| Task goal |
Leave the pictures out and quote every line from the start of the listing to the line with "(7,8) rectangle (1126,871);", inclusive.

| Data section |
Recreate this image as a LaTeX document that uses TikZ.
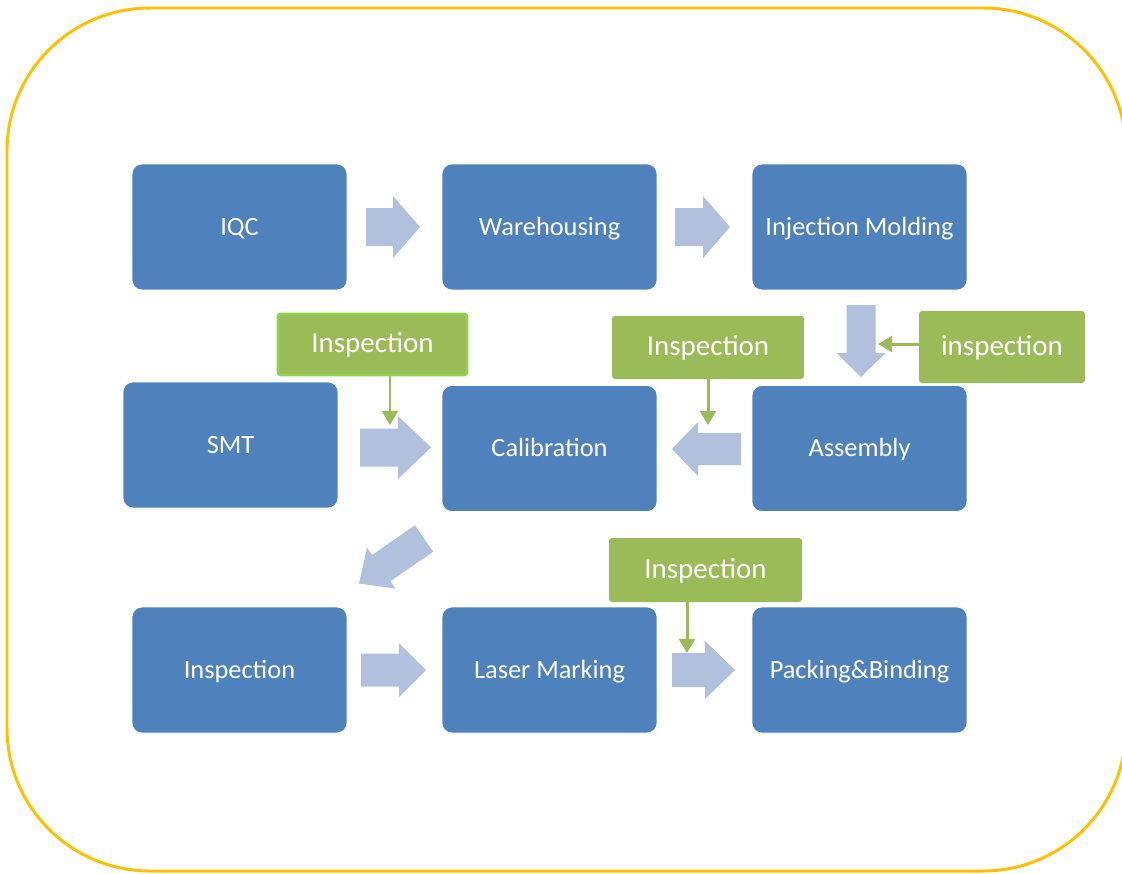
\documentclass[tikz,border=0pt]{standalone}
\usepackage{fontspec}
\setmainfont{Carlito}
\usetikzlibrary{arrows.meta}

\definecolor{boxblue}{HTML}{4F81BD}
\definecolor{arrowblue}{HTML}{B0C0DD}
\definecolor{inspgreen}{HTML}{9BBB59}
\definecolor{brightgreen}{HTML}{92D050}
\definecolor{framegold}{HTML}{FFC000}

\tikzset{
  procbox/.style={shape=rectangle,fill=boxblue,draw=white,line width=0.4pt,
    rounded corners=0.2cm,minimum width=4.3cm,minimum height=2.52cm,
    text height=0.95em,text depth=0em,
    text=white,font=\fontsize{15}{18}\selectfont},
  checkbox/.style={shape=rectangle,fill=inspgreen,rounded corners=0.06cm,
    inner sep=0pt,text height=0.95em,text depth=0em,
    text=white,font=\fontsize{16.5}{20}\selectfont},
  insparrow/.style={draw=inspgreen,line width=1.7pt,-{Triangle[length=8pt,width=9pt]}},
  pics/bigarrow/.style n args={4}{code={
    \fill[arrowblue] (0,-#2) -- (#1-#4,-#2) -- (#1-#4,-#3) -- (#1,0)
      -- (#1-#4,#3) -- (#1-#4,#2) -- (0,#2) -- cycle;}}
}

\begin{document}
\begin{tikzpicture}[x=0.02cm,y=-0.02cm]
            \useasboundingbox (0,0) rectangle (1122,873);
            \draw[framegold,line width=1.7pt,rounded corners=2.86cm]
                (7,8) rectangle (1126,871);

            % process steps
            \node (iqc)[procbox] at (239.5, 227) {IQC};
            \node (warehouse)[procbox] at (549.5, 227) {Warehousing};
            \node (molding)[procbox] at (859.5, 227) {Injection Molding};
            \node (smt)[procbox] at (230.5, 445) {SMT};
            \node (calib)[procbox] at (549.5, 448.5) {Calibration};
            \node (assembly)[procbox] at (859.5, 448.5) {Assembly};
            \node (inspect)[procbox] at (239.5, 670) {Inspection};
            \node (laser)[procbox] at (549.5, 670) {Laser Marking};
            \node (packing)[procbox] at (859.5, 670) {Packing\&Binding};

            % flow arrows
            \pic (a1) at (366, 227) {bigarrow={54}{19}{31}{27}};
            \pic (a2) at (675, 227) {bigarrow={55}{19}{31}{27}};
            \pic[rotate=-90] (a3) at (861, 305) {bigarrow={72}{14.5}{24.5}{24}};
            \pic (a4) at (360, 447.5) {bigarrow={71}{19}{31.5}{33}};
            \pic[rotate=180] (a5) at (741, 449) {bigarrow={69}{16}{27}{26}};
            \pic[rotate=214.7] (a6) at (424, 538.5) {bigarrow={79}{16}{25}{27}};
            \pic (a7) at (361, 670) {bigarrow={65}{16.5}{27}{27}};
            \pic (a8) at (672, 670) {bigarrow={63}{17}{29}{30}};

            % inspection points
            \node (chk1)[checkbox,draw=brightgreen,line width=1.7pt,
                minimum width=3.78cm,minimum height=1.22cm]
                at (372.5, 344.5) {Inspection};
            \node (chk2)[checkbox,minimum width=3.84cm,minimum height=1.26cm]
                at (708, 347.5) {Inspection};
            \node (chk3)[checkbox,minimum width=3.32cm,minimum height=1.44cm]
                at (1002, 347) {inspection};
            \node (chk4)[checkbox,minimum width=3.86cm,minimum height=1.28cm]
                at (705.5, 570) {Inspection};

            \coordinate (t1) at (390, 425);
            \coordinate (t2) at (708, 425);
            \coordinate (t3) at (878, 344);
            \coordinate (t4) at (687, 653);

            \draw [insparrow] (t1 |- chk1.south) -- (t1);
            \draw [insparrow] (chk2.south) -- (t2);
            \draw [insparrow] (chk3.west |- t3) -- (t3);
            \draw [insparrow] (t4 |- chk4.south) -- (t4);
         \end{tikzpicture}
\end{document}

| Finished answer |
Recreate this image as a LaTeX document that uses TikZ.
\documentclass[tikz,border=0pt]{standalone}
\usepackage{fontspec}
\setmainfont{Carlito}
\usetikzlibrary{arrows.meta}

\definecolor{boxblue}{HTML}{4F81BD}
\definecolor{arrowblue}{HTML}{B0C0DD}
\definecolor{inspgreen}{HTML}{9BBB59}
\definecolor{brightgreen}{HTML}{92D050}
\definecolor{framegold}{HTML}{FFC000}

\tikzset{
  procbox/.style={shape=rectangle,fill=boxblue,draw=white,line width=0.4pt,
    rounded corners=0.2cm,minimum width=4.3cm,minimum height=2.52cm,
    text height=0.95em,text depth=0em,
    text=white,font=\fontsize{15}{18}\selectfont},
  checkbox/.style={shape=rectangle,fill=inspgreen,rounded corners=0.06cm,
    inner sep=0pt,text height=0.95em,text depth=0em,
    text=white,font=\fontsize{16.5}{20}\selectfont},
  insparrow/.style={draw=inspgreen,line width=1.7pt,-{Triangle[length=8pt,width=9pt]}},
  pics/bigarrow/.style n args={4}{code={
    \fill[arrowblue] (0,-#2) -- (#1-#4,-#2) -- (#1-#4,-#3) -- (#1,0)
      -- (#1-#4,#3) -- (#1-#4,#2) -- (0,#2) -- cycle;}}
}

\begin{document}
\begin{tikzpicture}[x=0.02cm,y=-0.02cm]
            \useasboundingbox (0,0) rectangle (1122,873);
            \draw[framegold,line width=1.7pt,rounded corners=2.86cm]
                (7,8) rectangle (1126,871);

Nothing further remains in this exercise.